If you determine that your game is conducting a regulated money transmission activity, you have the option to partner with a regulated third party or seek your own registration and license. Mythical Games is a good example of a gaming platform that includes built-in regulatory KYC/AML compliance and indemnity.
But what if the game's token doesn't have monetary value?
Even if a game's token doesn't have monetary value, it can still be subject to AML regulations if it's being used to purchase goods or services. In this case, the token would be considered a "convertible virtual currency." This means it can be easily exchanged for real or virtual currency. If your game offers micro-transactions, in-app purchases, or loot boxes (virtual containers with randomized items that can be bought with real or in-game currency), it's important to consider whether these transactions fall under AML regulations.
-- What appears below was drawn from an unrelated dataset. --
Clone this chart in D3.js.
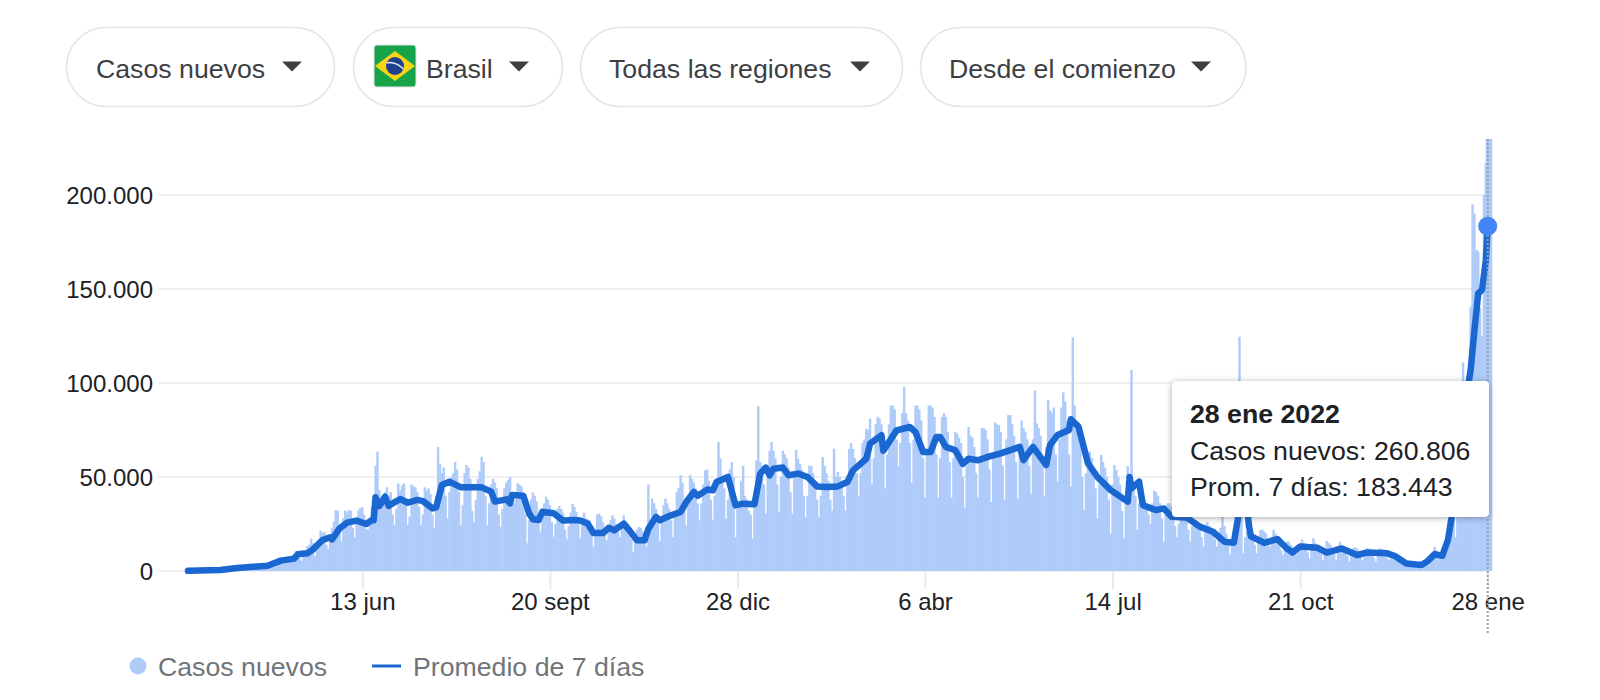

However, potential issues may arise when we look at web3 games that operate under the principles of open economies. To minimize the risk, it’s best to structure the economy and the currency as in-game utility and lack of outside of game value (means it’s harder to “cash out”). In addition, not providing an option for fiat on-ramp to the game’s token significantly minimizes the regulatory risk.
What about NFTs?
NFTs are unique digital items that can't be exchanged for other items of equal value. They can represent in-game items, art, and other virtual assets. If an NFT is being sold for a high price, it may be considered a security and subject to securities laws. It's important to consult with a lawyer to determine whether your NFT sales need to comply with securities regulations.
In summary, it's important for web3 game developers to understand and follow AML regulations to avoid fines and legal issues. Make sure to consider whether your game's activities, including micro-transactions and NFT sales, fall under the regulatory definitions. If you do, you have the option to partner with a regulated third party or seek your own registration and license.
The information provided in this article does not, and is not intended to, constitute legal advice; instead, all information, content, and materials available on this article are for general informational purposes only. Information in this article may not constitute the most up-to-date legal or other information. Please reach out to your attorney for guidance.